William Morris School in Walthamstow, east London, began as a school for the deaf in 1900, and now provides an education for pupils with a range of moderate, severe and profound learning difficulties.

Deputy headteacher Alan Campbell, who had a track record of working with local schools to revise their curricula, joined the school in 2011 after it was placed in special measures. He initially arrived on a one-year secondment, but soon saw that the special school had the potential to do highly original work with its timetable, especially as its executive head Gary Pocock was preparing to merge it with another school, Brookfield House, to become an academy this September.

“When I first came here, I asked children what they wanted when they left,” Campbell says. “The answer was very clear - they wanted a job.”

The project

From September, pupils and their parents will be interviewed at the start of key stage 4 to find out what career they would like to begin five years later.

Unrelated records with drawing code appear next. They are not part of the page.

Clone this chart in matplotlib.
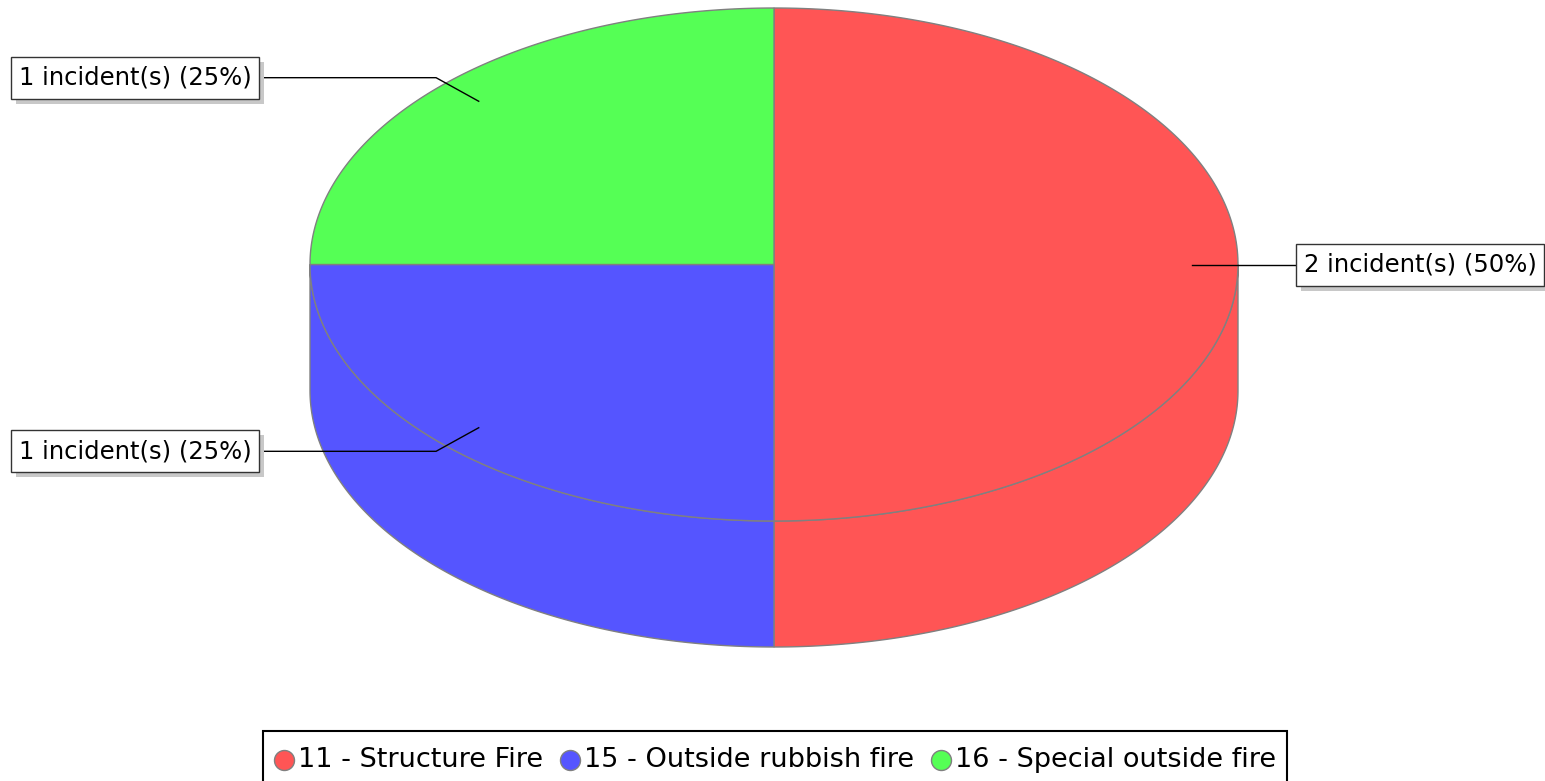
import numpy as np
import matplotlib
matplotlib.use("Agg")
import matplotlib.pyplot as plt
from matplotlib.patches import Polygon, Rectangle

# ---- data ----
categories = ['11 - Structure Fire', '15 - Outside rubbish fire', '16 - Special outside fire']
values = [2, 1, 1]
colors = ['#FF5555', '#5555FF', '#55FF55']

total = sum(values)
labels = [f'{v} incident(s) ({v / total * 100:.0f}%)' for v in values]

W, H = 1545, 781
fig = plt.figure(figsize=(W / 100, H / 100), dpi=100)
ax = fig.add_axes([0, 0, 1, 1])
ax.set_xlim(0, W)
ax.set_ylim(H, 0)
ax.axis('off')

cx, cy, a, b, depth = 774, 264.5, 464, 256.5, 126
EDGE = '#808080'
FONT = 'DejaVu Sans'
LABEL_FS = 17.5
LEGEND_FS = 19.5


def pt(theta, r=1.0, dy=0.0):
    t = np.radians(theta)
    return cx + a * r * np.cos(t), cy - b * r * np.sin(t) + dy


def arc(t1, t2, dy=0.0, n=200):
    ts = np.radians(np.linspace(t1, t2, n))
    return np.column_stack([cx + a * np.cos(ts), cy - b * np.sin(ts) + dy])


# slice angles: start at 90 deg, clockwise
spans = []
start = 90.0
for v in values:
    ext = 360.0 * v / total
    spans.append((start, start - ext))
    start -= ext

# side walls (front half: angles in [-180, 0])
for (t1, t2), col in zip(spans, colors):
    hi, lo = t1, t2
    for k in (-360, 0, 360):
        h = min(hi + k, 0)
        l = max(lo + k, -180)
        if h - l > 1e-6:
            top = arc(h, l)
            bot = arc(l, h, dy=depth)
            ax.add_patch(Polygon(np.vstack([top, bot]), closed=True,
                                 facecolor=col, edgecolor=EDGE, lw=1, zorder=1))

# top faces
for (t1, t2), col in zip(spans, colors):
    pts = np.vstack([[cx, cy], arc(t1, t2)])
    ax.add_patch(Polygon(pts, closed=True, facecolor=col, edgecolor=EDGE,
                         lw=1, zorder=2))

# labels with leader lines
left_box_right = 259
right_box_left = 1296
box_h = 42
for (t1, t2), lab in zip(spans, labels):
    mid = (t1 + t2) / 2.0
    ax_, ay_ = pt(mid, 0.9)
    ex, ey = pt(mid, 1.03)
    if np.cos(np.radians(mid)) >= -1e-9:
        bx = right_box_left
        ax.plot([ax_, ex, bx], [ay_, ey, ey], color='black', lw=1, zorder=3)
        txt = ax.text(bx + 8, ey, lab, fontsize=LABEL_FS, family=FONT,
                      va='center', ha='left', zorder=5)
        fig.canvas.draw()
        bb = txt.get_window_extent().transformed(ax.transData.inverted())
        w = (bb.x1 - bx) + 7
        x0 = bx
    else:
        bx = left_box_right
        ax.plot([ax_, ex, bx], [ay_, ey, ey], color='black', lw=1, zorder=3)
        txt = ax.text(bx - 7, ey, lab, fontsize=LABEL_FS, family=FONT,
                      va='center', ha='right', zorder=5)
        fig.canvas.draw()
        bb = txt.get_window_extent().transformed(ax.transData.inverted())
        w = (bx - bb.x0) + 8
        x0 = bx - w
    y0 = ey - box_h / 2
    ax.add_patch(Rectangle((x0 + 5, y0 + 5), w, box_h, facecolor='#C8C8C8',
                           edgecolor='none', zorder=3.5))
    ax.add_patch(Rectangle((x0, y0), w, box_h, facecolor='white',
                           edgecolor='#333333', lw=1, zorder=4))

# legend
leg_y = 760
widths = []
for cat in categories:
    t = ax.text(0, leg_y, cat, fontsize=LEGEND_FS, family=FONT, va='center', ha='left')
    fig.canvas.draw()
    bb = t.get_window_extent().transformed(ax.transData.inverted())
    widths.append(bb.x1 - bb.x0)
    t.remove()
rad = 10
gap_text = 4
gap_item = 17
pad = 11
total_w = sum(2 * rad + gap_text + w for w in widths) + gap_item * (len(widths) - 1)
x = 775 - total_w / 2
for cat, col, w in zip(categories, colors, widths):
    ax.plot([x + rad], [leg_y], marker='o', markersize=2 * rad * 0.72,
            markerfacecolor=col, markeredgecolor=EDGE, markeredgewidth=1,
            zorder=6)
    ax.text(x + 2 * rad + gap_text, leg_y, cat, fontsize=LEGEND_FS, family=FONT,
            va='center', ha='left', zorder=6)
    x += 2 * rad + gap_text + w + gap_item
lx0 = 775 - total_w / 2 - pad
ax.add_patch(Rectangle((lx0, 731), total_w + 2 * pad, 60, facecolor='white',
                       edgecolor='black', lw=1.5, zorder=5))

fig.savefig('out.png', dpi=100)
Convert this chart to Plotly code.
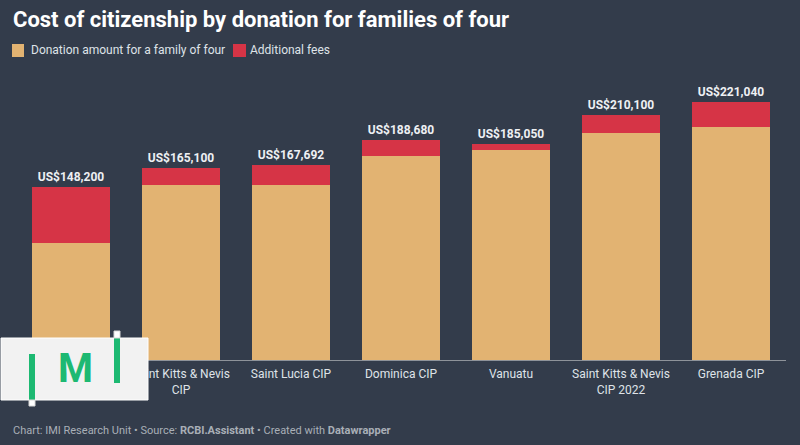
import plotly.graph_objects as go

categories = ["Antigua & Barbuda<br>CIP", "Saint Kitts & Nevis<br>CIP", "Saint Lucia CIP",
              "Dominica CIP", "Vanuatu", "Saint Kitts & Nevis<br>CIP 2022", "Grenada CIP"]
donation = [100000, 150000, 150000, 175000, 180000, 195000, 200000]
fees = [48200, 15100, 17692, 13680, 5050, 15100, 21040]
series_names = ["Donation amount for a family of four", "Additional fees"]
totals = [d + f for d, f in zip(donation, fees)]
total_labels = ["<b>US$" + f"{t:,}" + "</b>" for t in totals]

BG = "#333c4b"
TAN = "#e2b372"
RED = "#d63446"
GREEN = "#1db972"
FONT = "Roboto"
TXT = "#dfe3e8"

W, H = 800, 445
L, T, B = 16, 80, 85
PW = 770
R = W - L - PW
PH = H - T - B
ymax = PH * 858

def fx(x):
    return (x - L) / PW

def fy(y):
    return ((H - B) - y) / PH

fig = go.Figure()
fig.add_trace(go.Bar(x=categories, y=donation, name=series_names[0],
                     marker=dict(color=TAN, line=dict(width=0)), hoverinfo="skip"))
fig.add_trace(go.Bar(x=categories, y=fees, name=series_names[1],
                     marker=dict(color=RED, line=dict(width=0)),
                     text=total_labels, textposition="outside", cliponaxis=False,
                     textfont=dict(family=FONT, size=12, color="#eef0f3"),
                     hoverinfo="skip"))

def rect(x0, x1, y0, y1, fill, line=None):
    return dict(type="rect", xref="paper", yref="paper", x0=fx(x0), x1=fx(x1), y0=fy(y1), y1=fy(y0),
                fillcolor=fill, line=line or dict(width=0), layer="above")

shapes = [
    # legend swatches
    rect(12, 24, 44, 57, TAN),
    rect(233, 246, 44, 57, RED),
    # IMI logo
    rect(1, 148, 338, 400, "#f2f2f2", dict(color="#ffffff", width=1)),
    rect(29, 35, 354, 400, GREEN),
    rect(29, 35, 400, 406, "#ffffff", dict(color="#d8d8d8", width=1)),
    rect(114, 120, 338, 383, GREEN),
    rect(114, 120, 331, 338, "#ffffff", dict(color="#d8d8d8", width=1)),
]

annotations = [
    dict(text="<b>Cost of citizenship by donation for families of four</b>", xref="paper", yref="paper",
         x=fx(11), y=fy(19.5), xanchor="left", yanchor="middle", showarrow=False,
         font=dict(family=FONT, size=22, color="#ffffff")),
    dict(text=series_names[0], xref="paper", yref="paper", x=fx(29), y=fy(50.5),
         xanchor="left", yanchor="middle", showarrow=False, font=dict(family=FONT, size=12, color=TXT)),
    dict(text=series_names[1], xref="paper", yref="paper", x=fx(248), y=fy(50.5),
         xanchor="left", yanchor="middle", showarrow=False, font=dict(family=FONT, size=12, color=TXT)),
    dict(text="Chart: IMI Research Unit • Source: <b>RCBI.Assistant</b> • Created with <b>Datawrapper</b>",
         xref="paper", yref="paper", x=fx(11), y=fy(430), xanchor="left", yanchor="middle",
         showarrow=False, font=dict(family=FONT, size=11, color="#a9afb7")),
    dict(text="<b>M</b>", xref="paper", yref="paper", x=fx(75), y=fy(368.5), xanchor="center",
         yanchor="middle", showarrow=False, font=dict(family=FONT, size=40, color=GREEN)),
]

fig.update_layout(
    width=W, height=H, barmode="stack", bargap=0.29,
    paper_bgcolor=BG, plot_bgcolor=BG,
    margin=dict(l=L, r=R, t=T, b=B, autoexpand=False),
    font=dict(family=FONT, color=TXT, size=12),
    showlegend=False,
    xaxis=dict(showline=True, linecolor="#8e939a", linewidth=1, showgrid=False, ticks="",
               ticklabelstandoff=3,
               tickfont=dict(family=FONT, size=12, color=TXT), fixedrange=True),
    yaxis=dict(range=[0, ymax], visible=False, showgrid=False, fixedrange=True),
    shapes=shapes, annotations=annotations,
)

fig.write_html(
    "out.html",
    config={"displayModeBar": False, "staticPlot": True},
    post_script="document.body.style.margin='0';document.body.style.background='" + BG + "';",
)
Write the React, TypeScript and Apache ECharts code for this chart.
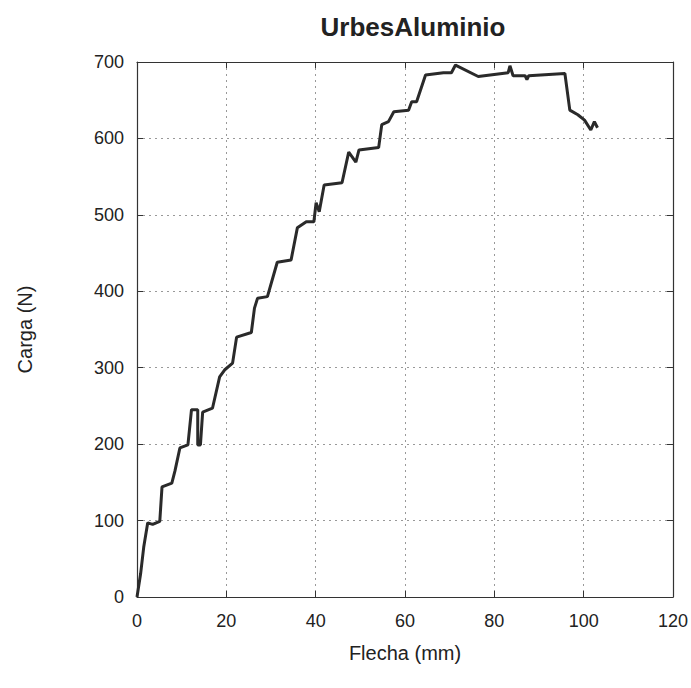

Teaching staff will then tailor-make a curriculum for each pupil between the age of 14 and 19, using a bespoke mix of modules designed to promote employability and life skills.

The modules will come from Asdan Education, a Bristol-based charity that provides educational courses to improve pupils’ social and personal attributes, which act as a more skills-based alternative to GCSEs. Each pupil will work towards the Asdan Education employability qualification at entry level 1, 2 or 3 and will be placed in classes according to “stage not age”.

William Morris School already works with a range of local businesses, including Capel Manor College, London Construction, Leyton Orient Football Club and Class Racing, where pupils learn welding and vehicle maintenance.

The school plans to develop the network of businesses it works with to give pupils opportunities to gain experiences that directly relate to their ideal job. All pupils will be expected to create concepts, products and marketing plans in the style of TV shows Dragons’ Den and The Apprentice.

William Morris School’s work will be helped by the fact that it has won a #163;550,000 demographic change grant from the Department for Education, which will be used to build a construction training room, a catering classroom and a music studio this summer.

Campbell says that one of the benefits of avoiding a traditional “off the peg” academic curriculum is that pupils can be given experiences that better emulate what will happen when they join the world of work.

“We have an old caretaker’s house in the school grounds - pupils will stay there for a night preparing an evening meal and planning for a work interview the next day,” he says.

Tips from the scheme

The team recommends that you:

“Audit the school’s current curriculum to work out its relevance for its pupils.”

“Survey the pupils to find out what they want to be able to do when they leave the school.”

“Secure Asdan Education training in the school for all staff.”

Evidence that it works?

The project does not start until September, so there is no evidence as yet, although the response from parents and staff to the plans has been positive. Asdan Education qualifications have a reliable track record; they were given formal GCSE equivalence in September 2004 and the Tomlinson report that year highlighted Asdan Education as an example of good practice in relation to the accreditation of wider activities.

THE PROJECT

Approach: Tailor-making a curriculum to each pupil’s ideal career

Started: September 2012

Leader: Deputy headteacher Alan Campbell, with support from the senior leadership team

THE SCHOOL

Name: William Morris School

Location: Walthamstow, east London

Pupils: About 130, but due to increase this September

Age range: 11-19

Type: Special school catering for pupils with moderate, severe and profound learning difficulties

Ofsted overall rating: Satisfactory (2012).